La denuncia è del patriarca della chiesa ortodossa etiope Matthias. Dallo scorso novembre la regione settentrionale dell’Etiopia è insanguinata da un feroce conflitto tra l’esercito etiope e il Fronte Popolare di Liberazione del Tigray (Tplf)
di Federica Iezzi
Roma, 5 giugno 2021, Nena News –
Forte dichiarazione quella del patriarca della chiesa ortodossa etiope Abune Matthias, che ha parlato apertamente di genocidio nella regione settentrionale del Tigray, insanguinata da un feroce conflitto dallo scorso novembre.
A causa dei violenti scontri tra esercito etiope e Fronte Popolare di Liberazione del Tigray (TPLF), si contano più di due milioni di sfollati interni e migliaia di decessi.
Il governo etiope di Abiy Ahmed respinge duramente le denunce di crimini contro l’umanità, di violazioni diffuse e sistematiche a carico della popolazione del Tigray.
Gli attivisti per i diritti umani chiedono invece rapide risposte internazionali per fermare le atrocità ancora in corso, compreso l’intervento militare. Media etiopi hanno usato ripetutamente linguaggio dispregiativo e espressioni di odio nei confronti dell’etnia tigrina.
Non mancano segnalazioni di violenze etnicamente selettive nei confronti dei tigrini e restrizioni su viaggi, affari e residenza. Queste violazioni insieme a omicidi, stupri e fame, costruiscono l’entità di un genocidio.
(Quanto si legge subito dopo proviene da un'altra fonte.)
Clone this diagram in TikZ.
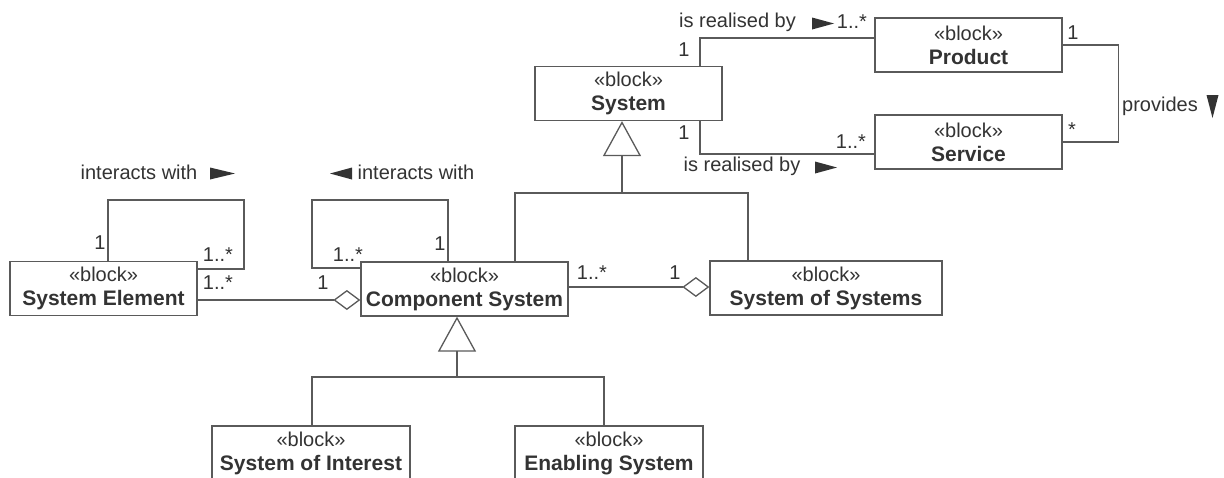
\documentclass[tikz,border=0pt]{standalone}
\usepackage{fontspec}
\setmainfont{Liberation Sans}
\usetikzlibrary{arrows.meta,calc}
\definecolor{ink}{HTML}{333333}
\definecolor{edge}{HTML}{5A5A5A}
\newcommand{\blockname}[1]{{\fontsize{21}{24}\selectfont\bfseries #1}}
\begin{document}
\begin{tikzpicture}[x=1pt,y=-1pt,
  blockbox/.style={draw=edge, line width=1.3pt, fill=white, text=ink, align=center,
    inner sep=0pt, minimum height=54pt, font=\fontsize{20}{24}\selectfont},
  conn/.style={draw=edge, line width=1.3pt},
  lbl/.style={text=ink, inner sep=0pt, font=\fontsize{20}{24}\selectfont},
  gen/.style={-{Triangle[open,length=35pt,width=38pt]}},
  agg/.style={-{Diamond[open,length=27pt,width=20pt]}},
  dirmark/.style={fill=ink}]
\useasboundingbox (0,0) rectangle (1224,477);
\clip (0,0) rectangle (1224,477);
\fill[white] (0,0) rectangle (1224,477);

% blocks
\node[blockbox, minimum width=187pt] (sys)  at (628.5,93.5) {«block»\\\blockname{System}};
\node[blockbox, minimum width=187pt] (prod) at (968.5,45)   {«block»\\\blockname{Product}};
\node[blockbox, minimum width=187pt] (serv) at (968.5,142)  {«block»\\\blockname{Service}};
\node[blockbox, minimum width=187pt] (se)   at (103.5,288.5) {«block»\\\blockname{System Element}};
\node[blockbox, minimum width=207pt] (cs)   at (464.5,289)  {«block»\\\blockname{Component System}};
\node[blockbox, minimum width=232pt] (sos)  at (826,288)    {«block»\\\blockname{System of Systems}};
\node[blockbox, minimum width=198pt] (soi)  at (311,453)    {«block»\\\blockname{System of Interest}};
\node[blockbox, minimum width=188pt] (es)   at (609,453)    {«block»\\\blockname{Enabling System}};

% System is realised by Product / Service
\draw[conn] ($(sys.north)+(71.5,0)$) |- ($(prod.west)+(0,-7)$);
\draw[conn] ($(sys.south)+(71.5,0)$) |- ($(serv.west)+(0,12)$);
% Product provides Service
\draw[conn] (prod.east) -- ++(56,0) |- (serv.east);

% generalisation of System
\coordinate (gs) at (622,193);
\coordinate (ga) at (515,193);
\coordinate (gb) at (748,193);
\draw[conn,gen] (gs) -- (gs |- sys.south);
\draw[conn] (cs.north -| ga) -- (ga) -- (gb) -- (sos.north -| gb);

% self associations
\coordinate (seL) at (108,200);
\coordinate (seR) at (244,269);
\draw[conn] (se.north -| seL) -- (seL) -| (seR) -- (se.east |- seR);
\coordinate (csL) at (312,268);
\coordinate (csR) at (448,200);
\draw[conn] (cs.west |- csL) -- (csL) |- (csR) -- (cs.north -| csR);

% aggregations
\coordinate (a1) at (0,300);
\draw[conn,agg] (se.east |- a1) -- (cs.west |- a1);
\coordinate (a2) at (0,287);
\draw[conn,agg] (cs.east |- a2) -- (sos.west |- a2);

% generalisation of Component System
\coordinate (gc) at (457,377);
\coordinate (gl) at (312,377);
\coordinate (gr) at (604,377);
\draw[conn,gen] (gc) -- (gc |- cs.south);
\draw[conn] (soi.north -| gl) -- (gl) -- (gr) -- (es.north -| gr);

% association names
\node[lbl] (r1) at (737.5,22) {is realised by};
\fill[dirmark] (812,17.5) -- (834,23.5) -- (812,29.5) -- cycle;
\node[lbl] (r2) at (742,166) {is realised by};
\fill[dirmark] (815,161.5) -- (837,167.5) -- (815,173.5) -- cycle;
\node[lbl] (pv) at (1160,106) {provides};
\fill[dirmark] (1206.5,95) -- (1218.5,95) -- (1212.5,118) -- cycle;
\node[lbl] (i1) at (139,172) {interacts with};
\fill[dirmark] (210,167.5) -- (235,173.5) -- (210,179.5) -- cycle;
\node[lbl] (i2) at (416,172) {interacts with};
\fill[dirmark] (352,167.5) -- (330,173.5) -- (352,179.5) -- cycle;

% multiplicities
\node[lbl] (m1)  at (852,22)   {1..*};
\node[lbl] (m2)  at (684,50)   {1};
\node[lbl] (m3)  at (684,133)  {1};
\node[lbl] (m4)  at (851,142)  {1..*};
\node[lbl] (m5)  at (1073,33)  {1};
\node[lbl] (m6)  at (1072,130) {*};
\node[lbl] (m7)  at (100,243)  {1};
\node[lbl] (m8)  at (218,255)  {1..*};
\node[lbl] (m9)  at (218,283)  {1..*};
\node[lbl] (m10) at (323,283)  {1};
\node[lbl] (m11) at (348,255)  {1..*};
\node[lbl] (m12) at (440,244)  {1};
\node[lbl] (m13) at (592,273)  {1..*};
\node[lbl] (m14) at (675,273)  {1};
\end{tikzpicture}
\end{document}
Un chiaro riconoscimento da parte del Consiglio di sicurezza delle Nazioni Unite, validerebbe una segnalazione alla Corte Penale Internazionale. Già chiare le obiezioni di Cina e Russia, che non riconoscono la fattispecie di genocidio nella regione del Tigray.
Il codice penale etiope risalente al 1957 proibisce il genocidio con un’importante variazione. Include ‘gruppi politici’ tra quelli protetti. Curiosità legale nata perché l’Etiopia ha utilizzato una delle prime bozze di Lemkin per la Convenzione delle Nazioni Unite sul genocidio, prima che l’Unione Sovietica insistesse sul fatto che i gruppi politici non dovevano essere inclusi.
Trent’anni fa, quando l’Etiopia ha processato i funzionari del regime militare deposto di Mengistu Haile Mariam, è stato invece deciso di utilizzare le accuse di genocidio per gli omicidi politici.
Particolare attenzione va anche data alla varietà di modi in cui la fame viene attualmente usata come arma di guerra, oppressione e punizione. Nazioni Unite, Stati Uniti e Regno Unito hanno espresso seria preoccupazione riguardo un’imminente carestia su vasta scala nel Tigray. Un totale di 5,2 milioni di persone nella regione, il 91% della sua intera popolazione, ha bisogno di aiuti alimentari di emergenza.
La grave situazione appare come il risultato di saccheggi, sfollamenti forzati, carenza di cibo, acqua e strutture sanitarie, stupri diffusi e ostruzione agli aiuti umanitari. Un rapporto interno del dipartimento di stato degli Stati Uniti redatto all’inizio di quest’anno parla di pulizia etnica nel Tigray occidentale.
In Etiopia è presente un’area grigia di violenza localizzata e mirata etnicamente, che coinvolge direttamente e indirettamente comunità diverse. Confini contestati tra regioni etnicamente definite e controversie sullo status delle minoranze all’interno di regioni dominate da altri gruppi, sono gli esempi più eclatanti. Violenze di questo tipo sono recentemente aumentate con etnie Oromo, Amharas, Somali e Gumuz.